**TASK REQUIREMENTS**
Give the data again exactly as written, skipping any pictures.

--- start of INFORMATION SUPPLIED ---

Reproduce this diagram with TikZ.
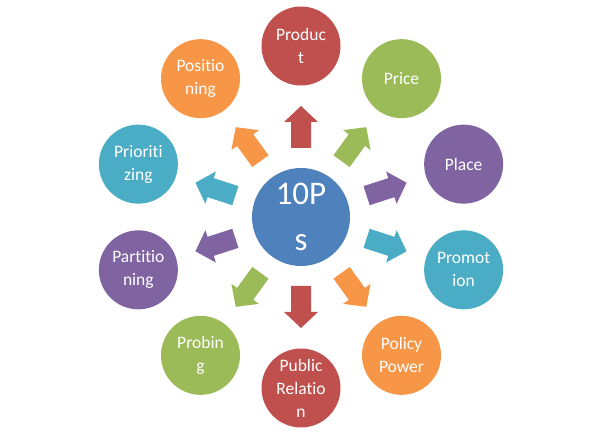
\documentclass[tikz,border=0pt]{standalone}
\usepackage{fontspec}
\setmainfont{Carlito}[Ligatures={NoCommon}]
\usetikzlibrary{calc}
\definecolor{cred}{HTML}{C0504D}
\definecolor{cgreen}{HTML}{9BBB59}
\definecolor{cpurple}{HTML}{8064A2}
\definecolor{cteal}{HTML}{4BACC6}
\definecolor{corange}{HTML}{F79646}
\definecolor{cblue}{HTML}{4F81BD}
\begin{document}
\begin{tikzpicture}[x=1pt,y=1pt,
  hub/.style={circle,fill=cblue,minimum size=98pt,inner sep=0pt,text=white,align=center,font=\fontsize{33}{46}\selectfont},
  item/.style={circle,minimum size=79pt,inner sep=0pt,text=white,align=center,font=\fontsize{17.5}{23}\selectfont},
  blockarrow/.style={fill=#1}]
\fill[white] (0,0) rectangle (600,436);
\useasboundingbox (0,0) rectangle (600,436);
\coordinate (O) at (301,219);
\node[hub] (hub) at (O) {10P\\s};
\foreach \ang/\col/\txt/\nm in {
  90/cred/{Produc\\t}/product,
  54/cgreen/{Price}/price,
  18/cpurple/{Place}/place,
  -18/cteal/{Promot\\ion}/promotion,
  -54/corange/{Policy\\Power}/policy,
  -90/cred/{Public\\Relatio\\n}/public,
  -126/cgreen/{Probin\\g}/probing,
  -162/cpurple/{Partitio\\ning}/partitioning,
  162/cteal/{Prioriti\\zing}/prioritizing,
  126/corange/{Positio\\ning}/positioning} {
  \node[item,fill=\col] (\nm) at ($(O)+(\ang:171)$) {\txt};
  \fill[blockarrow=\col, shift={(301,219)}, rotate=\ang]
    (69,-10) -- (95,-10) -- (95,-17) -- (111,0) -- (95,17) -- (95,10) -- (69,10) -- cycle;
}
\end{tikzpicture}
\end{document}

--- end of INFORMATION SUPPLIED ---

**RESPONSE TO THE TASK**
Reproduce this diagram with TikZ.
\documentclass[tikz,border=0pt]{standalone}
\usepackage{fontspec}
\setmainfont{Carlito}[Ligatures={NoCommon}]
\usetikzlibrary{calc}
\definecolor{cred}{HTML}{C0504D}
\definecolor{cgreen}{HTML}{9BBB59}
\definecolor{cpurple}{HTML}{8064A2}
\definecolor{cteal}{HTML}{4BACC6}
\definecolor{corange}{HTML}{F79646}
\definecolor{cblue}{HTML}{4F81BD}
\begin{document}
\begin{tikzpicture}[x=1pt,y=1pt,
  hub/.style={circle,fill=cblue,minimum size=98pt,inner sep=0pt,text=white,align=center,font=\fontsize{33}{46}\selectfont},
  item/.style={circle,minimum size=79pt,inner sep=0pt,text=white,align=center,font=\fontsize{17.5}{23}\selectfont},
  blockarrow/.style={fill=#1}]
\fill[white] (0,0) rectangle (600,436);
\useasboundingbox (0,0) rectangle (600,436);
\coordinate (O) at (301,219);
\node[hub] (hub) at (O) {10P\\s};
\foreach \ang/\col/\txt/\nm in {
  90/cred/{Produc\\t}/product,
  54/cgreen/{Price}/price,
  18/cpurple/{Place}/place,
  -18/cteal/{Promot\\ion}/promotion,
  -54/corange/{Policy\\Power}/policy,
  -90/cred/{Public\\Relatio\\n}/public,
  -126/cgreen/{Probin\\g}/probing,
  -162/cpurple/{Partitio\\ning}/partitioning,
  162/cteal/{Prioriti\\zing}/prioritizing,
  126/corange/{Positio\\ning}/positioning} {
  \node[item,fill=\col] (\nm) at ($(O)+(\ang:171)$) {\txt};
  \fill[blockarrow=\col, shift={(301,219)}, rotate=\ang]
    (69,-10) -- (95,-10) -- (95,-17) -- (111,0) -- (95,17) -- (95,10) -- (69,10) -- cycle;
}
\end{tikzpicture}
\end{document}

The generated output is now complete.